Of his Piano Quartets, the C-minor was in fact first on the scene in Brahms’s sketchbooks, but he held onto it for twenty years before releasing a much revamped version as his Opus 60. It’s the shortest of this threesome but the most demanding and at the end of a long evening it was done no favours in terms of a listener’s fresh ears. This is Brahms at his most economical and severe, a composition in absolute terms, yet absorbing in its potential if without anything obvious to pick out. The jumpy Scherzo is atypical Brahms, so too the rugged Finale, yet it is what he wanted to write and these artists’ impeccable playing was truthful and unvarnished while leaving the whole to remain tantalisingly elusive.
Coming in the middle, the expansive A-major reached a peak of achievement that would have rounded the show off nicely. That said, at 47 minutes it was a few minutes quicker than the ‘average’ (the G-minor had been similarly ‘shorter’) and this included the exposition repeat, the only one of these first movements to be so marked.
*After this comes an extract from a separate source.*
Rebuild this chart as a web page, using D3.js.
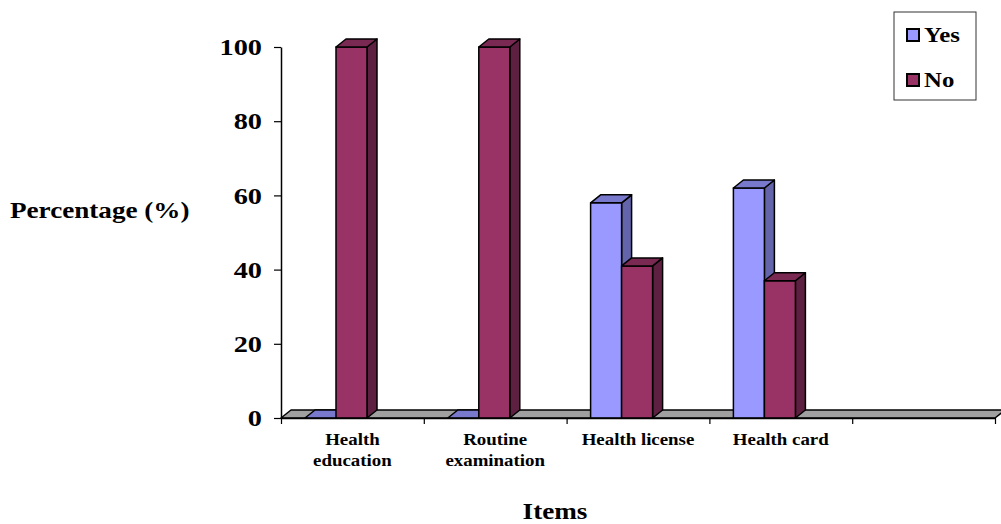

But there was no sign of haste, for the first movement was spacious and meaningful, and the fathoms-deep Adagio raptly eloquent and spellbinding. The Scherzo has Minuet tendencies while the Trio brings greater demonstration; Andsnes was terrific here and, indeed, he didn’t put a finger wrong all night. The jagged rhythms of the Finale were chiselled, the musicians bringing forward thrust to its direction and the quickening into the coda suggested a victory romp.